**What needs to be done**
Retype only what runs from the beginning of the data through the line with "38, 38, 30]"; please omit the pictures and keep every line exact.

**Given data**
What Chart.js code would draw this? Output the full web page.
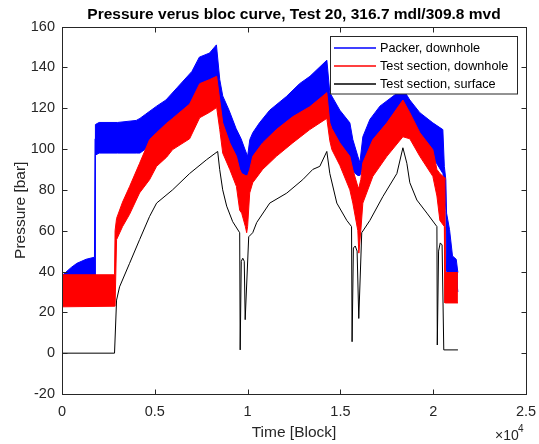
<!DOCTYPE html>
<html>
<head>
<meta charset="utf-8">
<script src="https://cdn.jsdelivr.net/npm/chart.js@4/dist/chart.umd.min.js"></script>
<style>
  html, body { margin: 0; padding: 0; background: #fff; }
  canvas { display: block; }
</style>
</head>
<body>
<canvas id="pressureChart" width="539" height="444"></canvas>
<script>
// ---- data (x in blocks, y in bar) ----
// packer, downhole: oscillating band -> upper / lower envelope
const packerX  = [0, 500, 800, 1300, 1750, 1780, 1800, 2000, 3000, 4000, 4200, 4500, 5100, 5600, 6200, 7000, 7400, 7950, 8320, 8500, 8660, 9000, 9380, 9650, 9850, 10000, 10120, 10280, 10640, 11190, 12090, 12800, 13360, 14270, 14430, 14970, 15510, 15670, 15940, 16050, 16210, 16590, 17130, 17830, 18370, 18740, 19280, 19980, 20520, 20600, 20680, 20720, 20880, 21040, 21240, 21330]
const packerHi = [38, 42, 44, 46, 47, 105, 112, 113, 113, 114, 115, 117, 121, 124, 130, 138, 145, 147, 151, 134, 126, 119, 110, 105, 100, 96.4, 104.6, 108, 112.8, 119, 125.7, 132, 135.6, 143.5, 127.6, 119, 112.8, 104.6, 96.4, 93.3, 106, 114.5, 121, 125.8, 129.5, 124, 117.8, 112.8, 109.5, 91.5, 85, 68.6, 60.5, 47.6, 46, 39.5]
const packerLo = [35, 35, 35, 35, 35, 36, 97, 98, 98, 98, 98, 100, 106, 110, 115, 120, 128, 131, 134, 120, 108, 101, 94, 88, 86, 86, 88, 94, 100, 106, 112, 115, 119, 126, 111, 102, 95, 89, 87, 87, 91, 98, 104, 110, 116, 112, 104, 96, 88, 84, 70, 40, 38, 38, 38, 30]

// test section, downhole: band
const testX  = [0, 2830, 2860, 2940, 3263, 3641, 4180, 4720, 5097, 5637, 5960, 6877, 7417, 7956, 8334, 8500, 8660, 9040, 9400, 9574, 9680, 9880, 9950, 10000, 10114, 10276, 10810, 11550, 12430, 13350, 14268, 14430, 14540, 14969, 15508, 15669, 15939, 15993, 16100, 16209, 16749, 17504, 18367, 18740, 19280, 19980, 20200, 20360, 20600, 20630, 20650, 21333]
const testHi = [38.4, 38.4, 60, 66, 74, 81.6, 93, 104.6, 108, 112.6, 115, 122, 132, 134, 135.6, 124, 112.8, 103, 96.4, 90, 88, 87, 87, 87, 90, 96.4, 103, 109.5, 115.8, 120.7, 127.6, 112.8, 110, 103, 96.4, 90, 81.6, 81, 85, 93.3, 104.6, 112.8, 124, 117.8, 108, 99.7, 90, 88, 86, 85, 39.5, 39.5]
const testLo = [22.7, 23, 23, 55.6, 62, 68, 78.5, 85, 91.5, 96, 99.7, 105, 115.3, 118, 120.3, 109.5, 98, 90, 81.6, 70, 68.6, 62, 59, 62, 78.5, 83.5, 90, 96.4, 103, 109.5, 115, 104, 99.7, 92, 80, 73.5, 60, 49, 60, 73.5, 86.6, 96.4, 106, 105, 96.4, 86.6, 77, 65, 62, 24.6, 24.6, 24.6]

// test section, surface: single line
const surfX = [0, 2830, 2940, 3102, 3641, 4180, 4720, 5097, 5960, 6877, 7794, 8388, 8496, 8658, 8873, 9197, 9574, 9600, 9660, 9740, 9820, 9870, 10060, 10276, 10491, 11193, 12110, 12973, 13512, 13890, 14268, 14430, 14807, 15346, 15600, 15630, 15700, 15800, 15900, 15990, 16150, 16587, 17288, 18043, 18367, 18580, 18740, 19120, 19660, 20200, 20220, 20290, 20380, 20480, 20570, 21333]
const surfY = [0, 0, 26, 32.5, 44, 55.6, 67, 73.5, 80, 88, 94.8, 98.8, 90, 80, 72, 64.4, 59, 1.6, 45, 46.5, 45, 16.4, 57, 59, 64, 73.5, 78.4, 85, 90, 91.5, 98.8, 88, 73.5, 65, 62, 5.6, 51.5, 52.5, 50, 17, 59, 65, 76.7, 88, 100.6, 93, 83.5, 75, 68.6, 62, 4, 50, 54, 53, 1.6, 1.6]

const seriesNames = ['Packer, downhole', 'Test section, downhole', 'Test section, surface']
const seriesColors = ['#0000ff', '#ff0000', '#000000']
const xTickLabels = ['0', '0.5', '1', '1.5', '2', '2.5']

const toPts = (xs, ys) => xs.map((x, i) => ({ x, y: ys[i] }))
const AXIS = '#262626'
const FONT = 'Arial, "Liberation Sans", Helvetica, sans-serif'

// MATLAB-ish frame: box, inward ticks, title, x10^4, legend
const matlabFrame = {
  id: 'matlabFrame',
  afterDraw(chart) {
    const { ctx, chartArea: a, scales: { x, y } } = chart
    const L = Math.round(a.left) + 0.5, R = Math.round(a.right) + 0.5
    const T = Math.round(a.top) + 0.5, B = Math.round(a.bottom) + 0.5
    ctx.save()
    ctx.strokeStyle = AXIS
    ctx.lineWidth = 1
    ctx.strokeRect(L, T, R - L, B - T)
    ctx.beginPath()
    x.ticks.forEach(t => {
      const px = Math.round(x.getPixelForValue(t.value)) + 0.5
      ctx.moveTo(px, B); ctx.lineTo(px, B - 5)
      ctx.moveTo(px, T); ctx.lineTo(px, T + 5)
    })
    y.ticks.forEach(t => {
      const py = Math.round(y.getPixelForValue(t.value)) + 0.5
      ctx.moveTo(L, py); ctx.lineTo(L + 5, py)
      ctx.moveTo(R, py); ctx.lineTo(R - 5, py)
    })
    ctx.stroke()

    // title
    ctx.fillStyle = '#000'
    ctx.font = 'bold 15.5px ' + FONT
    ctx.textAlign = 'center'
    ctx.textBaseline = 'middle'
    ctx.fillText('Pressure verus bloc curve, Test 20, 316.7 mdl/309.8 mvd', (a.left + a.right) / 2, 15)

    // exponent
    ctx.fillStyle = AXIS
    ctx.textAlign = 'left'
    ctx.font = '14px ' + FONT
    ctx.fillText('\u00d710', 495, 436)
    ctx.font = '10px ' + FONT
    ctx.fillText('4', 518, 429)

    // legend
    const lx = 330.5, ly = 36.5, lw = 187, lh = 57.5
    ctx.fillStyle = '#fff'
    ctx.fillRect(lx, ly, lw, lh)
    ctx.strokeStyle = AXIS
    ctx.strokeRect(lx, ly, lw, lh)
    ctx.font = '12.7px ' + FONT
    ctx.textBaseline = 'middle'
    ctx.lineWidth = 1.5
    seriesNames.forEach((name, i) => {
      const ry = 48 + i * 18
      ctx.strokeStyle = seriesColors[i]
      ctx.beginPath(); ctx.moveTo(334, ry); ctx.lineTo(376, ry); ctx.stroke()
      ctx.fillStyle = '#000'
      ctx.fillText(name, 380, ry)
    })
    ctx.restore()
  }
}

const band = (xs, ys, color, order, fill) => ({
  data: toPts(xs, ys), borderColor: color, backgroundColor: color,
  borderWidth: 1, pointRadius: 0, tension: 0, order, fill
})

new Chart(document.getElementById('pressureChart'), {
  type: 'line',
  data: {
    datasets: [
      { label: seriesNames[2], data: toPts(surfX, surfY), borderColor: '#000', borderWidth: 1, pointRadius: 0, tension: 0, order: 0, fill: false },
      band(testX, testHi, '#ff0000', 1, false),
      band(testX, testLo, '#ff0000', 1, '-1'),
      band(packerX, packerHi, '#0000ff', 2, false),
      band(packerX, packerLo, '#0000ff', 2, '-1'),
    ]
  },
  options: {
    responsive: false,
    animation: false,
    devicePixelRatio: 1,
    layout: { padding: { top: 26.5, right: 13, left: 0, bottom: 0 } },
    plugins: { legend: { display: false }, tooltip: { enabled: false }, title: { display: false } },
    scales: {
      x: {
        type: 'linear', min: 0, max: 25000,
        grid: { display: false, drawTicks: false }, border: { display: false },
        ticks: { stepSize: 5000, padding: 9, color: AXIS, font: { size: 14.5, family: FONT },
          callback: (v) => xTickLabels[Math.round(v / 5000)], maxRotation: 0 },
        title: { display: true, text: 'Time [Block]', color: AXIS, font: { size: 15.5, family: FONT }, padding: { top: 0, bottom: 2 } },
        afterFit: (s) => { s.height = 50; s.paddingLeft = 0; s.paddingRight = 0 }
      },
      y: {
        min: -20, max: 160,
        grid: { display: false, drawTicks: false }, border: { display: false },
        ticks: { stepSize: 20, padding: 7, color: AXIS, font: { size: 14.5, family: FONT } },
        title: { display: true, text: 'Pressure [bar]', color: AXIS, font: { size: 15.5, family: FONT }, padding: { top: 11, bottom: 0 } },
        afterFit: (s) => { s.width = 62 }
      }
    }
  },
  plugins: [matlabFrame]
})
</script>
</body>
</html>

**Written answer**
What Chart.js code would draw this? Output the full web page.
<!DOCTYPE html>
<html>
<head>
<meta charset="utf-8">
<script src="https://cdn.jsdelivr.net/npm/chart.js@4/dist/chart.umd.min.js"></script>
<style>
  html, body { margin: 0; padding: 0; background: #fff; }
  canvas { display: block; }
</style>
</head>
<body>
<canvas id="pressureChart" width="539" height="444"></canvas>
<script>
// ---- data (x in blocks, y in bar) ----
// packer, downhole: oscillating band -> upper / lower envelope
const packerX  = [0, 500, 800, 1300, 1750, 1780, 1800, 2000, 3000, 4000, 4200, 4500, 5100, 5600, 6200, 7000, 7400, 7950, 8320, 8500, 8660, 9000, 9380, 9650, 9850, 10000, 10120, 10280, 10640, 11190, 12090, 12800, 13360, 14270, 14430, 14970, 15510, 15670, 15940, 16050, 16210, 16590, 17130, 17830, 18370, 18740, 19280, 19980, 20520, 20600, 20680, 20720, 20880, 21040, 21240, 21330]
const packerHi = [38, 42, 44, 46, 47, 105, 112, 113, 113, 114, 115, 117, 121, 124, 130, 138, 145, 147, 151, 134, 126, 119, 110, 105, 100, 96.4, 104.6, 108, 112.8, 119, 125.7, 132, 135.6, 143.5, 127.6, 119, 112.8, 104.6, 96.4, 93.3, 106, 114.5, 121, 125.8, 129.5, 124, 117.8, 112.8, 109.5, 91.5, 85, 68.6, 60.5, 47.6, 46, 39.5]
const packerLo = [35, 35, 35, 35, 35, 36, 97, 98, 98, 98, 98, 100, 106, 110, 115, 120, 128, 131, 134, 120, 108, 101, 94, 88, 86, 86, 88, 94, 100, 106, 112, 115, 119, 126, 111, 102, 95, 89, 87, 87, 91, 98, 104, 110, 116, 112, 104, 96, 88, 84, 70, 40, 38, 38, 38, 30]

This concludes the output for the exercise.